Video alignment (frame-to-frame matching) and action segmentation (frame-to-action-label assignment) both require fine-grained temporal understanding of video, yet these two tasks have never been studied jointly.

Existing limitations:

Video alignment: VAVA employs standard Kantorovich optimal transport with an optimality prior, but struggles to balance multiple losses and cannot handle repeated actions.

Action segmentation: Methods such as TOT and UFSA exhibit degraded performance under order variations, imbalanced segmentation, and repeated action scenarios.

ASOT addresses action segmentation via fused GW optimal transport but does not consider video alignment.
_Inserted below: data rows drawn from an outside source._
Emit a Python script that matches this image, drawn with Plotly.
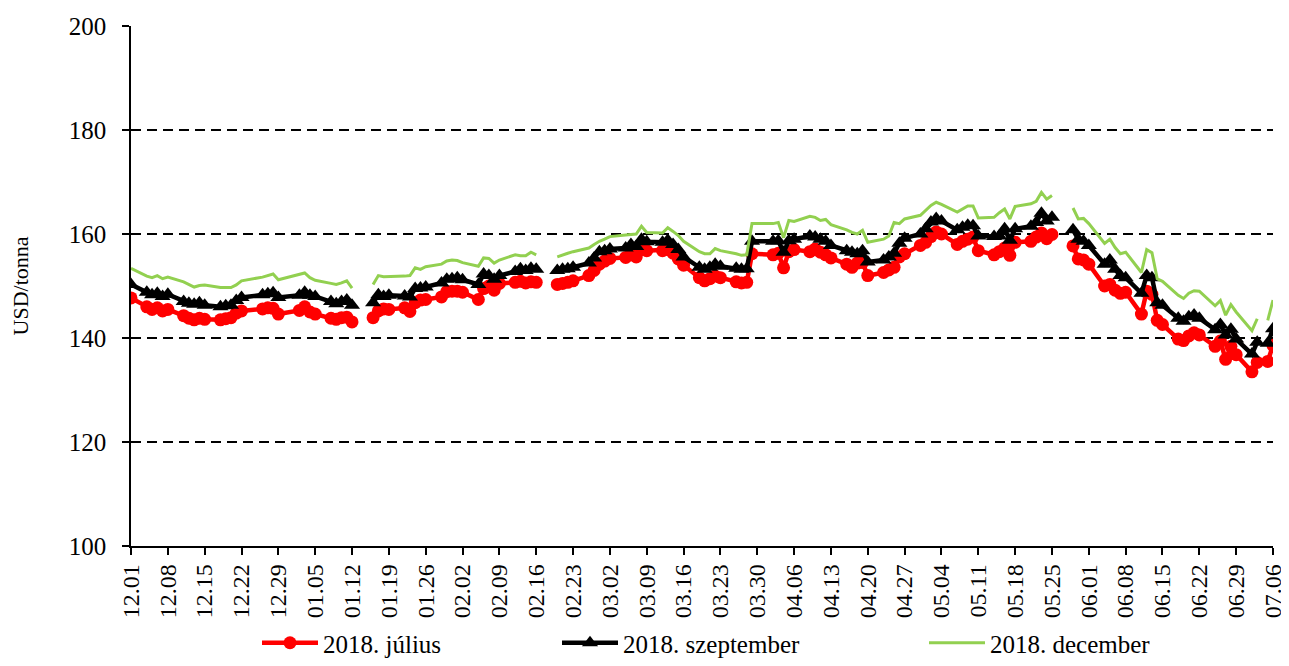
import plotly.graph_objects as go

# ---- data ----
dates = [
    # 2017 December
    "2017-12-01", "2017-12-04", "2017-12-05", "2017-12-06", "2017-12-07", "2017-12-08",
    "2017-12-11", "2017-12-12", "2017-12-13", "2017-12-14", "2017-12-15",
    "2017-12-18", "2017-12-19", "2017-12-20", "2017-12-21", "2017-12-22",
    "2017-12-26", "2017-12-27", "2017-12-28", "2017-12-29",
    # 2018 January
    "2018-01-02", "2018-01-03", "2018-01-04", "2018-01-05",
    "2018-01-08", "2018-01-09", "2018-01-10", "2018-01-11", "2018-01-12",
    "2018-01-15", "2018-01-16", "2018-01-17", "2018-01-18", "2018-01-19",
    "2018-01-22", "2018-01-23", "2018-01-24", "2018-01-25", "2018-01-26",
    "2018-01-29", "2018-01-30", "2018-01-31",
    # February
    "2018-02-01", "2018-02-02",
    "2018-02-05", "2018-02-06", "2018-02-07", "2018-02-08", "2018-02-09",
    "2018-02-12", "2018-02-13", "2018-02-14", "2018-02-15", "2018-02-16",
    "2018-02-19", "2018-02-20", "2018-02-21", "2018-02-22", "2018-02-23",
    "2018-02-26", "2018-02-27", "2018-02-28",
    # March
    "2018-03-01", "2018-03-02",
    "2018-03-05", "2018-03-06", "2018-03-07", "2018-03-08", "2018-03-09",
    "2018-03-12", "2018-03-13", "2018-03-14", "2018-03-15", "2018-03-16",
    "2018-03-19", "2018-03-20", "2018-03-21", "2018-03-22", "2018-03-23",
    "2018-03-26", "2018-03-27", "2018-03-28", "2018-03-29",
    # April
    "2018-04-02", "2018-04-03", "2018-04-04", "2018-04-05", "2018-04-06",
    "2018-04-09", "2018-04-10", "2018-04-11", "2018-04-12", "2018-04-13",
    "2018-04-16", "2018-04-17", "2018-04-18", "2018-04-19", "2018-04-20",
    "2018-04-23", "2018-04-24", "2018-04-25", "2018-04-26", "2018-04-27",
    "2018-04-30",
    # May
    "2018-05-01", "2018-05-02", "2018-05-03", "2018-05-04",
    "2018-05-07", "2018-05-08", "2018-05-09", "2018-05-10", "2018-05-11",
    "2018-05-14", "2018-05-15", "2018-05-16", "2018-05-17", "2018-05-18",
    "2018-05-21", "2018-05-22", "2018-05-23", "2018-05-24", "2018-05-25",
    "2018-05-28", "2018-05-29", "2018-05-30", "2018-05-31",
    # June
    "2018-06-01",
    "2018-06-04", "2018-06-05", "2018-06-06", "2018-06-07", "2018-06-08",
    "2018-06-11", "2018-06-12", "2018-06-13", "2018-06-14", "2018-06-15",
    "2018-06-18", "2018-06-19", "2018-06-20", "2018-06-21", "2018-06-22",
    "2018-06-25", "2018-06-26", "2018-06-27", "2018-06-28", "2018-06-29",
    # July
    "2018-07-02", "2018-07-03", "2018-07-04", "2018-07-05", "2018-07-06",
]

julius = [
    147.7, 146.0, 145.5, 145.8, 145.2, 145.5, 144.3, 143.8, 143.5, 143.8, 143.6,
    143.5, 143.7, 143.9, 144.8, 145.2, 145.6, 145.8, 145.7, 144.6,
    145.3, 146.0, 145.0, 144.6, 143.8, 143.6, 143.9, 144.0, 143.1, None,
    143.9, 145.2, 145.6, 145.5, 145.8, 145.1, 146.8, 147.3, 147.4, 147.9, 148.9, 149.0,
    149.0, 148.8, 147.4, 149.5, 150.0, 149.2, 150.5, 150.7, 150.9, 150.6, 150.8, 150.7,
    None, 150.3, 150.5, 150.7, 151.0, 152.0, 153.0, 154.2,
    154.8, 155.3, 155.5, 156.0, 155.6, 157.0, 156.8, 156.8, 157.0, 156.3, 155.2, 154.0,
    151.6, 151.0, 151.4, 151.9, 151.6, 150.8, 150.6, 150.7, 156.2,
    156.0, 156.3, 153.5, 156.6, 157.0, 156.6, 157.1, 156.5, 156.0, 155.4,
    154.2, 153.6, 154.4, 154.5, 152.0, 152.6, 153.1, 153.6, 155.6, 156.2, 157.8,
    158.4, 159.5, 160.4, 160.0, 158.0, 158.6, 159.0, 159.4, 156.8,
    156.0, 156.6, 157.3, 155.9, 158.4, 158.6, 159.4, 160.2, 159.1, 159.9,
    None, 157.7, 155.2, 155.0,
    154.2, 150.0, 150.3, 149.2, 148.6, 148.8, 144.6, 149.0, 148.4, 143.4, 142.6,
    139.8, 139.5, 140.4, 141.0, 140.6, 138.4, 139.4, 135.9, 138.4, 136.8,
    133.5, 135.3, None, 135.5, 138.6,
]

szeptember = [
    150.3, 148.8, 148.3, 148.6, 148.0, 148.4, 147.0, 146.7, 146.5, 146.8, 146.3,
    146.0, 146.2, 146.3, 147.2, 147.8, 148.3, 148.5, 148.7, 147.8,
    148.2, 148.8, 148.2, 148.0, 147.0, 146.6, 147.0, 147.3, 146.3, None,
    146.8, 148.3, 148.0, 148.2, 148.1, 147.9, 149.5, 149.6, 149.8, 150.6, 151.3, 151.4,
    151.6, 151.2, 150.3, 152.3, 152.0, 151.3, 152.0, 152.8, 153.3, 153.0, 153.4, 153.2,
    None, 153.0, 153.2, 153.3, 153.6, 154.4, 155.4, 156.6,
    156.8, 157.1, 157.3, 158.0, 157.6, 159.0, 158.5, 158.4, 158.8, 158.0, 157.0, 155.6,
    153.6, 153.2, 153.6, 154.2, 153.8, 153.4, 153.2, 153.3, 158.6,
    158.6, 158.7, 156.5, 158.7, 159.0, 159.6, 159.4, 159.0, 158.6, 157.8,
    156.8, 156.5, 156.2, 156.8, 154.6, 155.0, 155.6, 156.3, 158.2, 159.2, 160.0,
    161.0, 162.3, 163.0, 162.5, 160.8, 161.3, 161.7, 161.6, 159.6,
    159.5, 159.6, 161.0, 158.8, 161.0, 161.5, 162.2, 164.0, 162.5, 163.2,
    None, 160.8, 159.0, 158.6,
    157.8, 154.2, 155.0, 153.2, 152.0, 151.6, 148.6, 152.0, 151.6, 146.8, 146.3,
    143.8, 143.2, 144.1, 144.4, 143.8, 141.6, 142.6, 140.6, 141.7, 139.8,
    136.9, 139.2, None, 139.0, 141.8,
]

december = [
    153.4, 151.9, 151.6, 152.0, 151.4, 151.7, 150.8, 150.3, 149.8, 150.1, 150.2,
    149.7, 149.7, 149.7, 150.2, 151.0, 151.7, 152.0, 152.3, 151.2,
    152.3, 152.5, 151.6, 151.1, 150.5, 150.3, 150.6, 151.0, 149.6, None,
    150.3, 152.0, 151.8, 151.8, 151.9, 152.0, 153.5, 153.2, 153.7, 154.2, 154.8, 155.0,
    154.9, 154.5, 153.8, 155.4, 155.3, 154.4, 155.0, 156.0, 155.8, 155.8, 156.5, 156.0,
    None, 155.6, 156.0, 156.3, 156.6, 157.3, 158.0, 158.6,
    159.0, 159.5, 159.8, 159.9, 160.0, 161.5, 160.3, 160.2, 161.2, 160.5, 159.7, 158.6,
    156.6, 156.2, 156.2, 157.2, 156.8, 156.2, 155.9, 156.0, 162.0,
    162.0, 162.2, 159.3, 162.6, 162.4, 163.4, 163.2, 162.6, 162.8, 161.8,
    160.8, 160.3, 160.0, 160.7, 158.4, 159.0, 159.6, 162.2, 162.0, 162.9, 163.6,
    164.6, 165.5, 166.1, 165.7, 164.2, 164.8, 165.4, 165.4, 163.1,
    163.2, 164.1, 164.8, 162.9, 165.3, 165.8, 166.3, 168.0, 166.7, 167.4,
    None, 165.0, 162.9, 163.0,
    162.0, 158.2, 159.0, 157.4, 156.2, 156.5, 152.6, 157.0, 156.4, 151.4, 150.9,
    148.2, 147.6, 148.6, 149.1, 149.0, 146.2, 147.2, 144.4, 146.4, 145.0,
    141.4, 143.7, None, 143.4, 147.3,
]

tick_dates = [
    "2017-12-01", "2017-12-08", "2017-12-15", "2017-12-22", "2017-12-29",
    "2018-01-05", "2018-01-12", "2018-01-19", "2018-01-26", "2018-02-02",
    "2018-02-09", "2018-02-16", "2018-02-23", "2018-03-02", "2018-03-09",
    "2018-03-16", "2018-03-23", "2018-03-30", "2018-04-06", "2018-04-13",
    "2018-04-20", "2018-04-27", "2018-05-04", "2018-05-11", "2018-05-18",
    "2018-05-25", "2018-06-01", "2018-06-08", "2018-06-15", "2018-06-22",
    "2018-06-29", "2018-07-06",
]
tick_labels = [
    "12.01", "12.08", "12.15", "12.22", "12.29", "01.05", "01.12", "01.19",
    "01.26", "02.02", "02.09", "02.16", "02.23", "03.02", "03.09", "03.16",
    "03.23", "03.30", "04.06", "04.13", "04.20", "04.27", "05.04", "05.11",
    "05.18", "05.25", "06.01", "06.08", "06.15", "06.22", "06.29", "07.06",
]

FONT = "Liberation Serif, Times New Roman, serif"

# the page body has an 8px margin, so the figure is 8px smaller than the window
FIG_W, FIG_H = 1281, 658

fig = go.Figure()
fig.add_trace(go.Scatter(
    x=dates, y=julius, name="2018. július", mode="lines+markers",
    line=dict(color="#FF0000", width=4.5),
    marker=dict(symbol="circle", size=13, color="#FF0000"),
    connectgaps=False, legend="legend",
))
fig.add_trace(go.Scatter(
    x=dates, y=szeptember, name="2018. szeptember", mode="lines+markers",
    line=dict(color="#000000", width=4.5),
    marker=dict(symbol="triangle-up", size=14, color="#000000"),
    connectgaps=False, legend="legend2",
))
fig.add_trace(go.Scatter(
    x=dates, y=december, name="2018. december", mode="lines",
    line=dict(color="#92D050", width=3),
    connectgaps=False, legend="legend3",
))

leg_common = dict(orientation="h", xref="container", yref="container",
                  yanchor="bottom", y=0, xanchor="left", itemwidth=56,
                  font=dict(family=FONT, size=25, color="#000000"),
                  bgcolor="rgba(0,0,0,0)", borderwidth=0)

fig.update_layout(
    width=FIG_W, height=FIG_H,
    margin=dict(l=123, r=16, t=18, b=120, autoexpand=False),
    paper_bgcolor="white", plot_bgcolor="white",
    font=dict(family=FONT, color="#000000"),
    showlegend=True,
    legend=dict(x=249 / FIG_W, **leg_common),
    legend2=dict(x=549 / FIG_W, **leg_common),
    legend3=dict(x=916 / FIG_W, **leg_common),
    xaxis=dict(
        type="date", automargin=False,
        range=["2017-12-01", "2018-07-06"],
        tickmode="array", tickvals=tick_dates, ticktext=tick_labels,
        tickangle=-90,
        tickfont=dict(family=FONT, size=24, color="#000000"),
        showgrid=False, zeroline=False,
        showline=True, linecolor="#000000", linewidth=1.5,
        ticks="outside", ticklen=7, tickwidth=1.5, tickcolor="#000000",
    ),
    yaxis=dict(
        automargin=False,
        range=[100, 200], dtick=20, tick0=100,
        tickfont=dict(family=FONT, size=25, color="#000000"),
        showgrid=True, gridcolor="#000000", gridwidth=1.5, griddash="10px,6px",
        zeroline=False,
        showline=True, linecolor="#000000", linewidth=1.5,
        ticks="outside", ticklen=7, tickwidth=1.5, tickcolor="#000000",
        ticklabelstandoff=11,
        title=dict(text="USD/tonna", font=dict(family=FONT, size=22, color="#000000"),
                   standoff=35),
    ),
)

fig.write_html("out.html")
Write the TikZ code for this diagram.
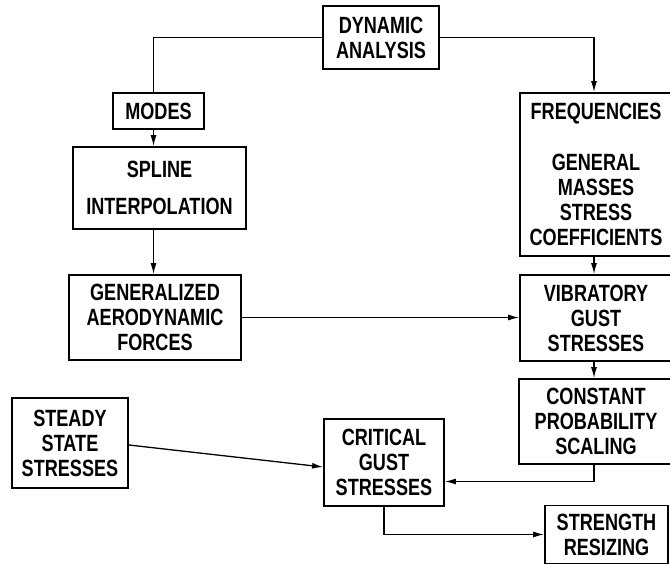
\documentclass[tikz,border=0pt]{standalone}
\usepackage{fontspec}
\usetikzlibrary{arrows.meta}
\newfontfamily\flowfont[FakeStretch=0.77]{Liberation Sans}

\begin{document}
\begin{tikzpicture}[
    x=1pt,y=-1pt,
    box/.style={rectangle,draw,line width=1.8pt,inner sep=0pt,align=center,
      font=\flowfont\bfseries\fontsize{23.5}{25}\selectfont},
    arrow/.style={-{Latex[length=11pt,width=6pt]},line width=1.3pt},
    link/.style={line width=1.3pt}
  ]
    \useasboundingbox (0,0) rectangle (670,564);
    \clip (0,0) rectangle (670,564);
    \node[box,minimum width=116pt,minimum height=63pt] (dyn) at (381,37.5) {DYNAMIC\\ANALYSIS};
    \node[box,minimum width=91pt,minimum height=36pt] (modes) at (158.5,111) {MODES};
    \node[box,minimum width=173pt,minimum height=82pt] (spline) at (159.5,188) {SPLINE\\[12pt]INTERPOLATION};
    \node[box,minimum width=172pt,minimum height=85pt] (gen) at (155,317.5) {GENERALIZED\\AERODYNAMIC\\FORCES};
    \node[box,minimum width=152pt,minimum height=163pt] (freq) at (596,174.5) {FREQUENCIES\\[26pt]GENERAL\\MASSES\\STRESS\\COEFFICIENTS};
    \node[box,minimum width=152pt,minimum height=86pt] (vib) at (596,318) {VIBRATORY\\GUST\\STRESSES};
    \node[box,minimum width=154pt,minimum height=85pt] (const) at (596,421.5) {CONSTANT\\PROBABILITY\\SCALING};
    \node[box,minimum width=116pt,minimum height=90pt] (steady) at (70,443) {STEADY\\STATE\\STRESSES};
    \node[box,minimum width=120pt,minimum height=87pt] (crit) at (384,462.5) {CRITICAL\\GUST\\STRESSES};
    \node[box,minimum width=123pt,minimum height=58pt] (strength) at (606.5,534.5) {STRENGTH\\RESIZING};
    \draw[link] (dyn.west) -| ([xshift=-5pt]modes.north);
    \draw[arrow] (dyn.east) -| ([xshift=-2pt]freq.north);
    \draw[arrow] ([xshift=-5pt]modes.south) -- ([xshift=-5pt]modes.south |- spline.north);
    \draw[arrow] ([xshift=-6pt]spline.south) -- ([xshift=-6pt]spline.south |- gen.north);
    \draw[arrow] (gen.east) -- (gen.east -| vib.west);
    \draw[arrow] ([xshift=-2pt]freq.south) -- ([xshift=-2pt]freq.south |- vib.north);
    \draw[arrow] ([xshift=-2pt]vib.south) -- ([xshift=-2pt]vib.south |- const.north);
    \draw[arrow] ([xshift=-2pt]const.south) |- ([yshift=-19pt]crit.east);
    \draw[arrow] ([yshift=-2pt]steady.east) -- ([yshift=-4.5pt]crit.west);
    \draw[arrow] (crit.south) |- (strength.west);
  \end{tikzpicture}
\end{document}
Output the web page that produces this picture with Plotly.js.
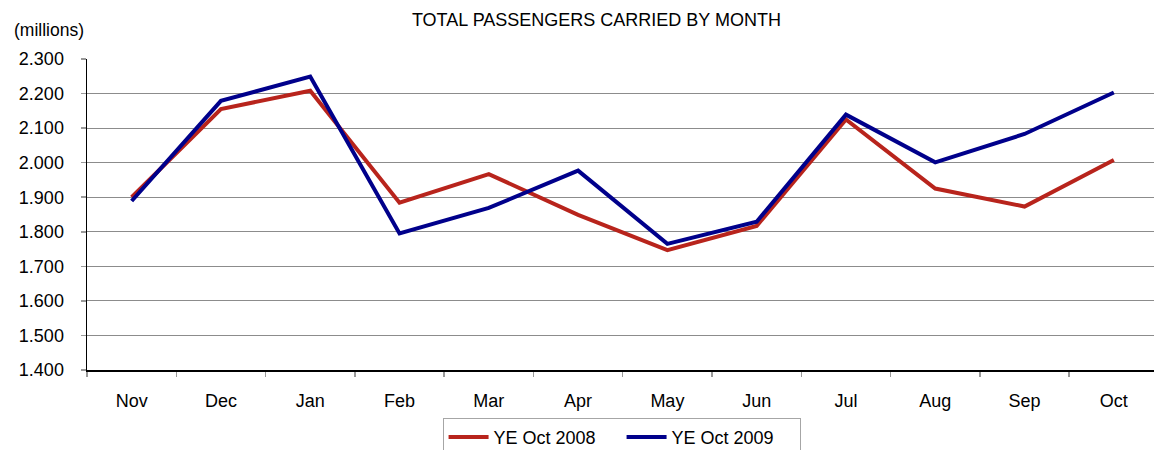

Core observation: Both tasks require fine-grained temporal understanding, and multi-task learning can share representations and promote mutual improvement. In particular, video alignment can substantially benefit action segmentation.

Method¶

Overall Architecture¶

Two methods are proposed: - VAOT (single-task): Self-supervised video alignment based on fused GW optimal transport. - VASOT (multi-task): A unified optimal transport framework for joint video alignment and action segmentation.

Key Designs¶

Video Alignment Optimal Transport (VAOT):
- Based on Fused Gromov-Wasserstein (FGW) optimal transport: \(\mathcal{F}_{FGW} = (1-\alpha)\mathcal{F}_{KOT}(\mathbf{C}, \mathbf{T}) + \alpha \mathcal{F}_{GW}(\mathbf{C}^x, \mathbf{C}^y, \mathbf{T})\)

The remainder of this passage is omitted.